Member of the Senate of Pakistan
- In office January 2013 – March 2015

Member of the National Assembly of Pakistan
- In office 1993–1999
- Constituency: NA-149 (Rahim Yar Khan-III)

Member of the Provincial Assembly of the Punjab
- In office 1988–1993
- Constituency: PP-237 (Rahim Yar Khan-VI)

Personal details
- Other political affiliations: PMLN (1993-2015)
- Spouse: Begum Ishrat Ashraf
- Children: Zaib Jaffar (daughter) Chaudhry Muhammad Omar Jaffar (son)
- Relatives: Maiza Hameed (niece) Zaka Ashraf (brother-in-law/cousin) Shafqat Mahmood (cousin)

= Chaudhry Jaffar Iqbal Gujjar =

Pakistani politician

Chaudhry Jaffar Iqbal Gujjar (Punjabi, ) is a Pakistani politician who was a member of the Provincial Assembly of the Punjab from 1988 to 1993 and a member of the National Assembly of Pakistan from 1993 to 1999. He served as deputy speaker of the National Assembly from 1997 to 2001 and a member of the Senate of Pakistan from 2013 to 2015. He served in the Provincial cabinet of Punjab during his tenure as member of the Punjab Assembly, first as advisor to chief minister and then as Minister of Punjab for Health.

==Family==
He is married to Begum Ishrat Ashraf and has a daughter Zaib Jaffar and a son Chaudhry Muhammad Omar Jaffar. Fellow politicians Shafqat Mahmood and Zaka Ashraf are his cousins.

==Political career==

He was elected to the Provincial Assembly of Punjab as a candidate of Islami Jamhoori Ittehad (IJI) from Constituency PP-237 (Rahim Yar Khan-VI) in the 1988 Pakistani general election. He received 37,849 votes and defeated Irfan Abdullah, a candidate of Pakistan Peoples Party (PPP). During his tenure as Member of the Punjab Assembly, he served in the Provincial Punjab cabinet as Advisor to Chief Minister of Punjab, Nawaz Sharif.
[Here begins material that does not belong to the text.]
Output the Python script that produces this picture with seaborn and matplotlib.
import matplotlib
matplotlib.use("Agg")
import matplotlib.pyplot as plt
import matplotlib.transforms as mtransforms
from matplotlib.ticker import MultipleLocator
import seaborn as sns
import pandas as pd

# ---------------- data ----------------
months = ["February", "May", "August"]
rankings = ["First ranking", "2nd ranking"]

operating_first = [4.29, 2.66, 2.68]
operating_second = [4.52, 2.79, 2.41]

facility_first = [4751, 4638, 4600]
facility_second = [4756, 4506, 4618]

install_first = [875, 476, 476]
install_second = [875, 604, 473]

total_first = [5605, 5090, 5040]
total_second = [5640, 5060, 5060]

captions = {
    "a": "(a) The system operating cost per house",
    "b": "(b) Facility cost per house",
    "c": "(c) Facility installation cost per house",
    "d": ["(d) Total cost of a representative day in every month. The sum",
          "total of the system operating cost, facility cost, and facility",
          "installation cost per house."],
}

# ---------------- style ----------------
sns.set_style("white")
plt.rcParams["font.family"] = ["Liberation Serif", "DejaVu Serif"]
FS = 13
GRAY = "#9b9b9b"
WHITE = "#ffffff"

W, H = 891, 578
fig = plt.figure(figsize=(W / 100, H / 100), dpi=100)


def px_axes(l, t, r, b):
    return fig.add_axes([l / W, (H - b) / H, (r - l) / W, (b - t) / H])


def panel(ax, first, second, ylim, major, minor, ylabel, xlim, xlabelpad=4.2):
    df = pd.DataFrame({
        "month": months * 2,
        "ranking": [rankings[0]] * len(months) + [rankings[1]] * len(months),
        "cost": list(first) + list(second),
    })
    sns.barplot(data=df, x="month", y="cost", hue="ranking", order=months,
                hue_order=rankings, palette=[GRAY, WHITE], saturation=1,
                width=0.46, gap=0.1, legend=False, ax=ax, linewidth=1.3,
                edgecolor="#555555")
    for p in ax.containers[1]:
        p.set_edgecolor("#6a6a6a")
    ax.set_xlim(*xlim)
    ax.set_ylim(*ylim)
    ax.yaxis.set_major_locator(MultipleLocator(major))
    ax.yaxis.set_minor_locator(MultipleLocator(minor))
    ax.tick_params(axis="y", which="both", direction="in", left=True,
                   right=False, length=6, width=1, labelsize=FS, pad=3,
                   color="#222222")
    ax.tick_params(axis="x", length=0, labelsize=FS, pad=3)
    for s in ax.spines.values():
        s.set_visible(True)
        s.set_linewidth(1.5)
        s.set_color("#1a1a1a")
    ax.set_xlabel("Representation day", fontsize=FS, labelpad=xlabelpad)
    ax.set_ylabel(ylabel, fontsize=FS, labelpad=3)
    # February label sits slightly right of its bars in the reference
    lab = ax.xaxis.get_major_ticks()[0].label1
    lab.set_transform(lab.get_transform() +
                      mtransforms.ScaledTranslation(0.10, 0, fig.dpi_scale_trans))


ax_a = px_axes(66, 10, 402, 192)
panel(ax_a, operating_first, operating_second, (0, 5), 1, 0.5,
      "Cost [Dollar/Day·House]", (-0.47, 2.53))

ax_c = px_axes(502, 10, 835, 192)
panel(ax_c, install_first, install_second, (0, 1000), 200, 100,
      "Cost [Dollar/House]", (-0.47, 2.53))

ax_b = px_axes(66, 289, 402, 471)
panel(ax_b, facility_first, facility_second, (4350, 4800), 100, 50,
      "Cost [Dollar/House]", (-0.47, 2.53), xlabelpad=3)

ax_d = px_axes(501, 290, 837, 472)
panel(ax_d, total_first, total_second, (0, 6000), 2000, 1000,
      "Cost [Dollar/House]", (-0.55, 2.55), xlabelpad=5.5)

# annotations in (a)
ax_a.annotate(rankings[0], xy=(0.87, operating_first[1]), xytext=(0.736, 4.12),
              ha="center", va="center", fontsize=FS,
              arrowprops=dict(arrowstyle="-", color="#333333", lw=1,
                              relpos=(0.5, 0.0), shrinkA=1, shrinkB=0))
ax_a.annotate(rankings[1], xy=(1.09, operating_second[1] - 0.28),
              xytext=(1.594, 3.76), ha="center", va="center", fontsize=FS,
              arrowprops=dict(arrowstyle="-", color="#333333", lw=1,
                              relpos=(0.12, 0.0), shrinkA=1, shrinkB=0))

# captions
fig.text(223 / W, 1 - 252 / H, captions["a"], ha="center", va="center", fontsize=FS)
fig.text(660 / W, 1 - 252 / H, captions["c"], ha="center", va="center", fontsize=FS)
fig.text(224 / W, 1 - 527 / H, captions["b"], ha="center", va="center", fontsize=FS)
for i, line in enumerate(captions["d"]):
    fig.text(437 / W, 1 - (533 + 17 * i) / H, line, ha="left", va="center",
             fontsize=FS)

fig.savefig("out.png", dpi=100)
He was re-elected to the Provincial Assembly of the Punjab as a candidate of IJI from Constituency PP-237 (Rahim Yar Khan-VI) in the 1990 Pakistani general election. He received 48,651 votes and defeated Muhammad Aslam Khan Narro, a candidate of Pakistan Democratic Alliance (PDA). During his tenure as Member of the Punjab Assembly, he served in the Provincial Punjab cabinet as Provincial Minister of Punjab for Health.

He was elected to the National Assembly of Pakistan as a candidate of Pakistan Muslim League (N) (PML-N) from Constituency NA-149 (Rahim Yar Khan-III) in the 1993 Pakistani general election. He received 79,720 votes and defeated Zafar Iqbal Warraich, a candidate of PPP.

He was re-elected to the National Assembly as a candidate of PML-N from Constituency NA-149 (Rahim Yar Khan-III) in the 1997 Pakistani general election. He received 76,201 votes and defeated Zafar Iqbal Warraich, a candidate of PPP. He served as deputy speaker of the National Assembly from February 1997 to August 2001.

He was elected to the Senate of Pakistan in January 2013 where he served until retirement in March 2015.